The Permanent Transformation: Navigating the AI Labour Crisis of 2026

The news that Meta and Microsoft have collectively cut over 20,000 roles in the name of "AI efficiency" marks a jarring shift in the tech landscape. It highlights a massive disconnect: while companies are aggressively trimming their workforces to fund and integrate AI, the broader economic data, as we discussed recently regarding the Goldman Sachs report, shows that this hasn't yet translated into actual GDP growth.

Meta & Microsoft are already making big workforce cuts… who’s next?

We are witnessing the start of what many are calling a "permanent transformation." But for the people involved and the economy at large, it feels less like growth and more like a crisis.

The Efficiency Paradox: Is This Actually Growth?

In purely corporate terms, these cuts are framed as trimming the fat to become more agile and AI-first. On a balance sheet, reducing headcount while maintaining or increasing output via automation looks like a massive win for productivity.

However, from a macro-economic perspective, the picture is much bleaker.

  • The Displacement Gap: If 20,000 high-skilled workers are displaced and the AI replacing them isn't yet generating new revenue or secondary industries, the net effect on the economy is a loss of consumer spending and a contraction in the labour market.

  • The Missing Productivity: As we’ve seen, 70% of firms are using AI, but 80% haven't seen productivity gains. This suggests that the layoffs are happening in anticipation of AI efficiency rather than as a result of it - although this maybe different for AI leaders like Meta/Microsoft.

Are companies are incurring the social cost of the transformation (layoffs) before the economic benefit (new growth) has actually materialised?

How Do We Deal With a Permanent Transformation?

If this is indeed the start of a structural shift in how we work, we can't rely on the old way of doing things. Here is how we need to pivot:

  1. Shift from Execution to Logic

    The jobs being cut are often those focused on repetitive execution, coding, basic data analysis, and content production. The roles that remain (and the new ones being created) require Human Logic and Governance. We need people who can direct the AI, audit its output, and ensure it aligns with business ethics and goals.

  2. Radical Reskilling

    The burden of reskilling can’t fall solely on the individual. We need a new social contract where firms investing in AI are also investing in transitioning their workforce. At BOND, we believe that the most successful companies will be those that treat their humans as the operating system and AI as the app, not the other way around.

  3. Redefining Value

    If AI can do the work of 10 people for the price of one, we have to rethink how we measure economic success. We need to move beyond hours worked and start valuing impact achieved.
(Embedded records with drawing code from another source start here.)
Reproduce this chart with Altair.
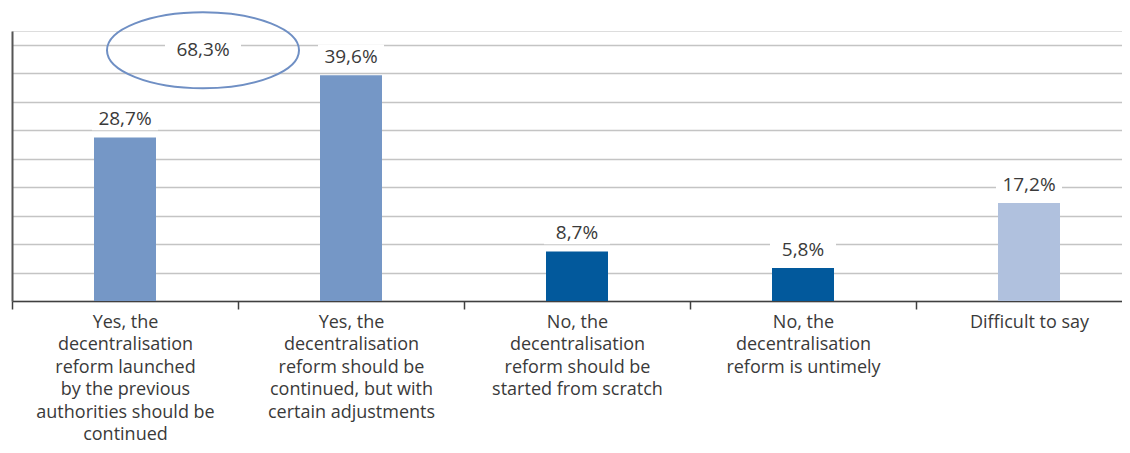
import altair as alt
import pandas as pd

categories = [
    "Yes, the\ndecentralisation\nreform launched\nby the previous\nauthorities should be\ncontinued",
    "Yes, the\ndecentralisation\nreform should be\ncontinued, but with\ncertain adjustments",
    "No, the\ndecentralisation\nreform should be\nstarted from scratch",
    "No, the\ndecentralisation\nreform is untimely",
    "Difficult to say",
]
values = [28.7, 39.6, 8.7, 5.8, 17.2]
labels = ["28,7%", "39,6%", "8,7%", "5,8%", "17,2%"]
bar_colors = ["#7597c6", "#7597c6", "#02599c", "#02599c", "#b0c1de"]
combined_value = 68.3
combined_label = "68,3%"
combined_y = 44.0
grid_values = [0, 5, 10, 15, 20, 25, 30, 35, 40, 45]

df = pd.DataFrame({"cat": categories, "value": values, "label": labels, "color": bar_colors})
cdf = pd.DataFrame({"cat": [categories[0]], "value": [combined_y],
                    "label": [combined_label], "total": [combined_value]})

FONT = "Open Sans"
TXT = "#3a3a3a"

x = alt.X("cat:N", sort=categories, title=None,
          scale=alt.Scale(paddingInner=0, paddingOuter=0, range=[0, 1130]),
          axis=alt.Axis(labelExpr="split(datum.label, '\\n')", labelAngle=0,
                        labelFont=FONT, labelFontSize=18, labelLineHeight=22.5,
                        labelColor=TXT, labelLimit=0, labelOverlap=False,
                        labelPadding=4, domainColor="#404040", domainWidth=1.5,
                        tickColor="#404040", tickWidth=1.5, tickSize=8,
                        tickBand="extent", grid=False))
y = alt.Y("value:Q", title=None,
          scale=alt.Scale(domain=[0, 47.37], nice=False, zero=True),
          axis=alt.Axis(values=grid_values, labels=False, ticks=False,
                        domainColor="#555555", domainWidth=2,
                        grid=True, gridColor="#c4c4c4", gridWidth=1.5))

base = alt.Chart(df)

bars = base.mark_bar(size=62).encode(
    x=x, y=y, color=alt.Color("color:N", scale=None))

rect_path = "M-1,-0.36L1,-0.36L1,0.36L-1,0.36Z"
boxes = base.mark_point(shape=rect_path, size=66 * 66, filled=True, fill="white",
                        opacity=1, strokeWidth=0, yOffset=-19).encode(x=x, y=y)

texts = base.mark_text(font=FONT, fontSize=19, color=TXT, baseline="alphabetic",
                       dy=-12).encode(x=x, y=y, text="label:N")

cbase = alt.Chart(cdf)
cbox = cbase.mark_point(shape="M-1,-0.32L1,-0.32L1,0.32L-1,0.32Z", size=76 * 76,
                        filled=True, fill="white", opacity=1, strokeWidth=0).encode(
    x=x, xOffset=alt.value(191), y=y)
ellipse = cbase.mark_point(shape="M-1,0A1,0.396,0,1,1,1,0A1,0.396,0,1,1,-1,0",
                           size=192 * 192, filled=False, stroke="#6f8fc4",
                           strokeWidth=2, opacity=1).encode(
    x=x, xOffset=alt.value(191), y=y)
ctext = cbase.mark_text(font=FONT, fontSize=19, color=TXT, baseline="middle").encode(
    x=x, xOffset=alt.value(191), y=y, text="label:N")

chart = alt.layer(bars, boxes, texts, cbox, ellipse, ctext).properties(
    width=1110, height=270,
    autosize=alt.AutoSizeParams(type="none"),
    padding={"left": 4, "top": 23, "right": 0, "bottom": 144},
).configure_view(stroke=None, clip=False).configure(background="white")

chart.save("out.html", embed_options={"renderer": "svg", "actions": False})
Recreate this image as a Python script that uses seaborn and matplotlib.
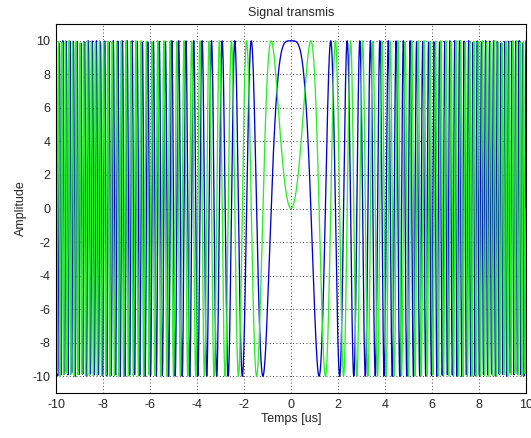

Human-Led Governance is the Safety Net

While the headlines are focused on the numbers, the real story is about Control.

Companies are cutting staff to move faster, but without experienced humans in the loop, they are flying blind. At BOND, we advocate for a pragmatic approach: use AI to automate the "what," but never let it decide the "why."

The "permanent transformation" doesn't have to be a labour crisis if we prioritise governance and human-centric strategy. The machine is powerful, but it still needs a pilot.